In criminal proceedings however, the jurisdiction and rules of procedure of the courts and tribunals of Belgium are governed by the Belgian Code of Criminal Procedure.

== History ==
The proposed law containing the Judicial Code was passed by the Belgian Chamber of Representatives on 22 June 1967 and by the Belgian Senate on 29 June 1967.

The adopted law was subsequently promulgated by Baudouin, King of the Belgians on 10 October 1967, and entered into force on 1 November 1970. The Judicial Code has been amended many times since.

== Contents ==
=== Part I: General principles ===

This part of the code (articles 1–57) contains general provisions regarding the adjudication of cases and the value of judgments and rulings.

=== Part II: Judicial organization ===

This part of the code (articles 58–555/16) consists of six 'books':

- Book I: Bodies of the judiciary (articles 58–287novies) establishes the bodies that constitute the judiciary, and governs the appointment and career of judicial officers and court personnel;
- Book II: Judicial offices (articles 288–427quater) governs the duties, the remuneration and the retirement of judicial officers and court personnel, as well as disciplinary procedures regarding their offices and professions;
- Book III: Bar (articles 428–508) governs the practice of the profession of attorney, and establishes their professional bodies;
- Book IIIbis: First-line and second-line legal aid (articles 508/1–508/25) regulates the provision of first-line and second-line legal aid;
- Book IV: Court bailiffs (articles 509–555quinquies) governs the practice of the office of court bailiff, and establishes their professional bodies;
- Book V: Court experts and sworn translators, interpreters and translator-interpreters (articles 555/6–555/16) governs the practice of the professions of court expert, translator, interpreter and translator-interpreter.

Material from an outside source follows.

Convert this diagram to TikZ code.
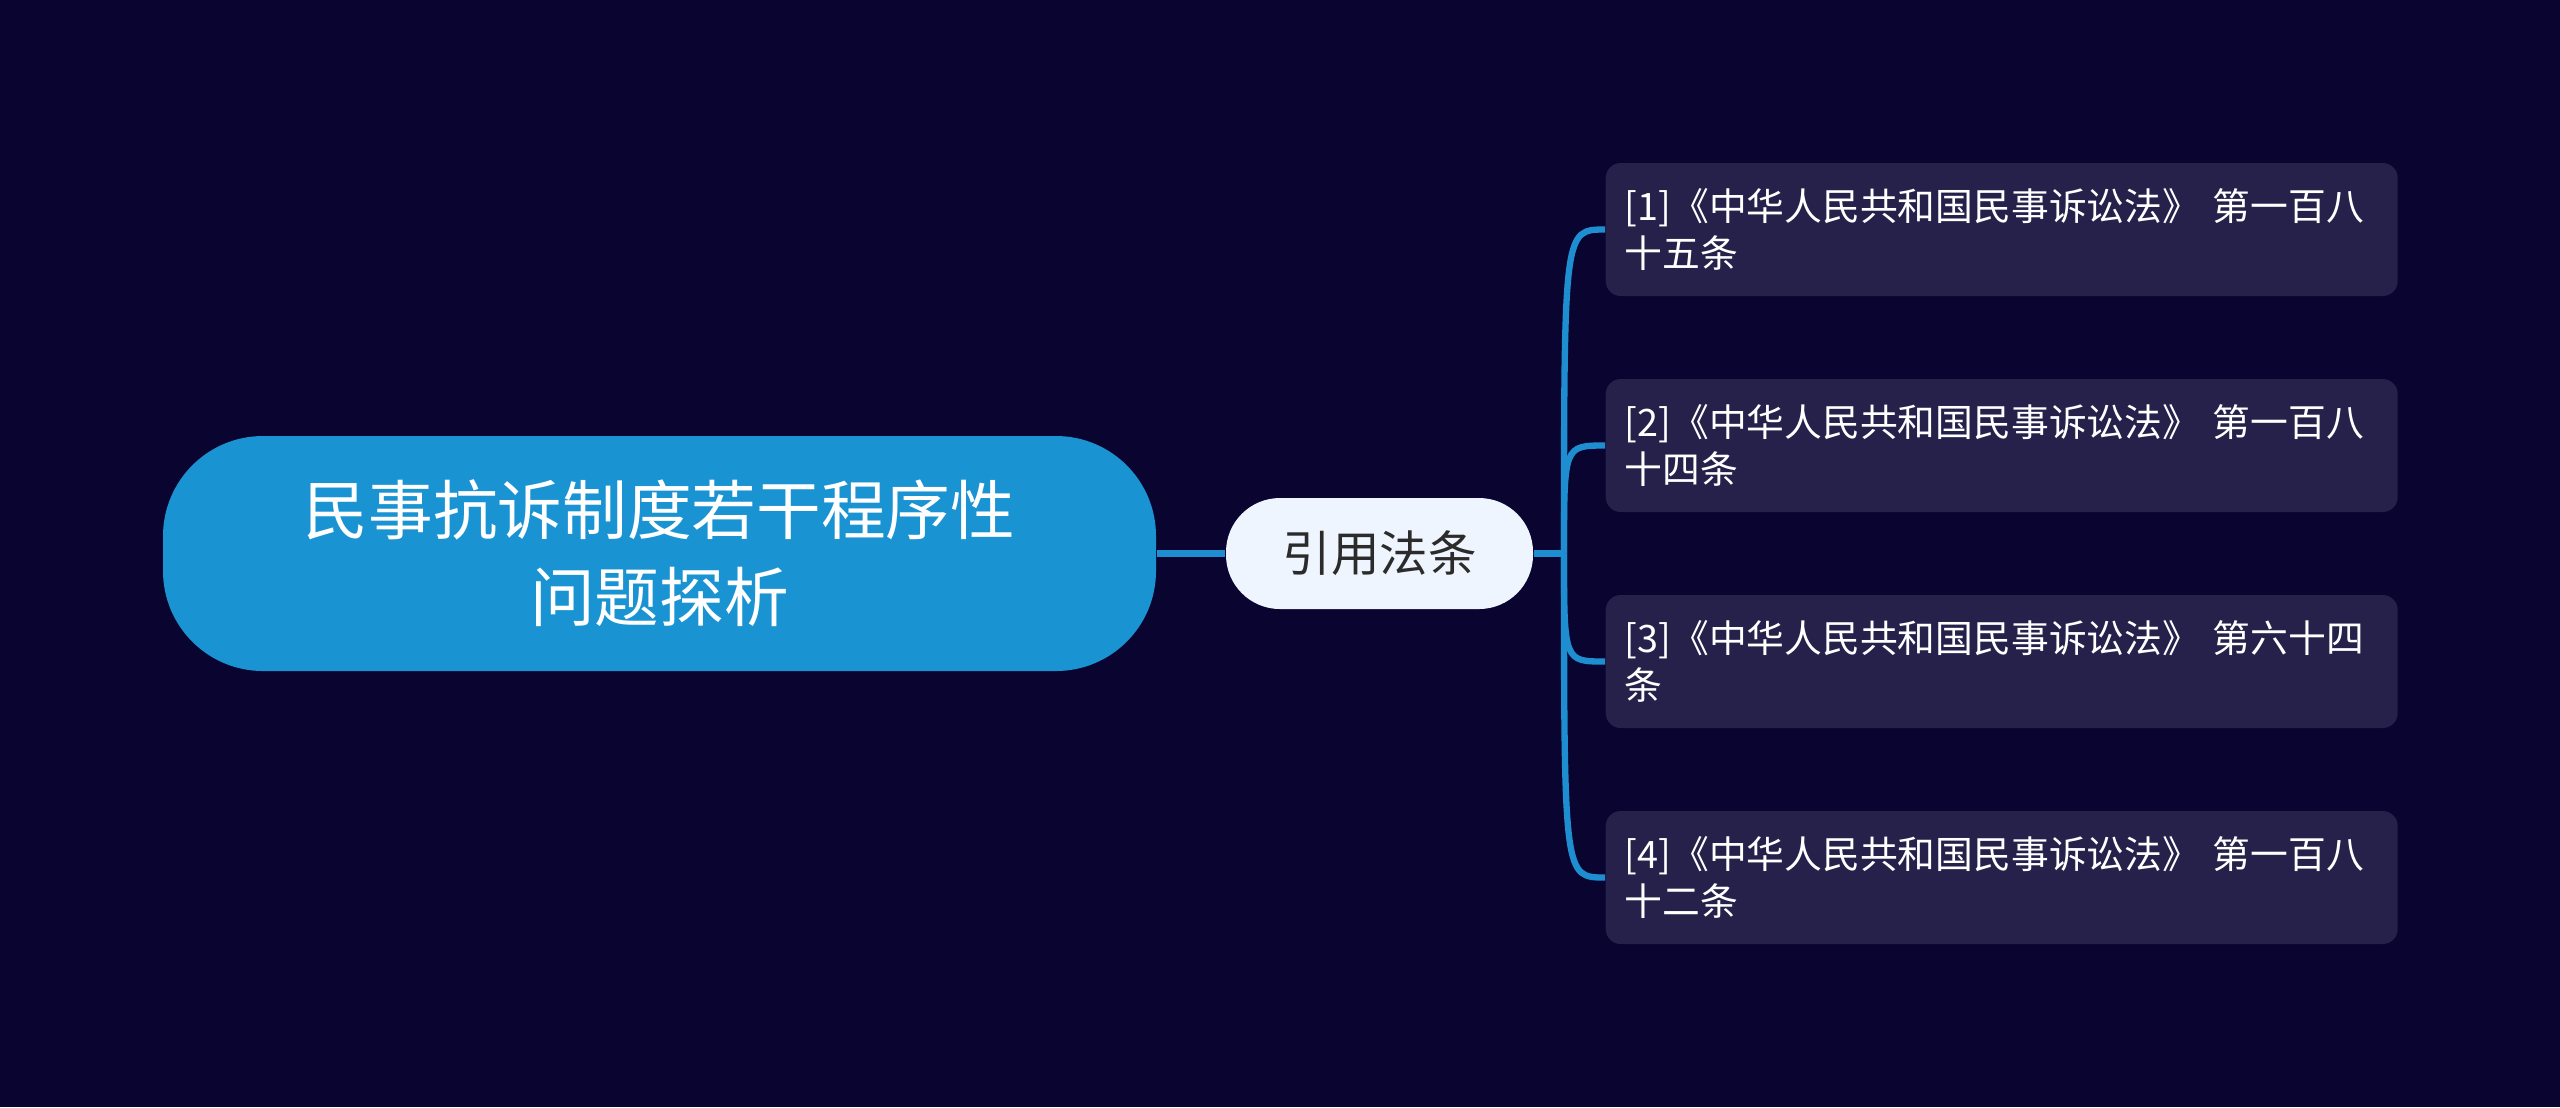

=== Part III: Competence ===

This part of the code (articles 556–663) lays down the jurisdiction of each of the courts and tribunals, and the procedures to settle jurisdictional conflicts between them.

=== Part IV: Civil procedure ===

This part of the code (articles 664–1385octiesdecies) consists of four 'books':

- Book I: Legal aid (articles 664–699ter) regulates the provision of legal aid;
- Book II: Proceedings (articles 700–1041) governs the manner in which actions ought to be brought and adjudicated, and the applicable rules of evidence;
- Book III: Means of recourse (articles 1042–1147bis) establishes the legal remedies against judgments and rulings (including opposition, appeal, appeal in cassation, third-party opposition, retraction and judicial misconduct proceedings);
- Book IV: Particular procedures (articles 1148–1385octiesdecies) establishes a number of procedures for specific cases (including amongst other things: surveys, court auctions, probate proceedings, adoptions, deferral of payment, tenancy matters, ...).

=== Part V: Provisional seizures, means of execution and collective debt settlement ===

This part of the code (articles 1386–1675/27) governs the manner in which to conduct sequestrations, seizures and attachments of property, lays down the procedures for collective debt settlements, and establishes central registers for seizure and debt settlement records.

=== Part VI: Arbitration ===

This part of the code (articles 1676–1723/1) governs the practice and conduct of out-of-court arbitration proceedings, as well as the value of and means of recourse against arbitral awards.

=== Part VII: Mediation ===

This part of the code (articles 1724–1737) governs the practice and conduct of both court-ordered and out-of-court mediation, as well as the value of settlements.

=== Part VIII: Collaborative law ===

This part of the code (articles 1738–1747) governs the practice and conduct of collaborative law.

=== Annex: Territorial boundaries and seats of courts and tribunals ===

This annex to the code (articles 1–6) prescribes the territorial boundaries of the judicial cantons, arrondissements ("districts") and areas, as well as the seat of the courts and tribunals of these territories.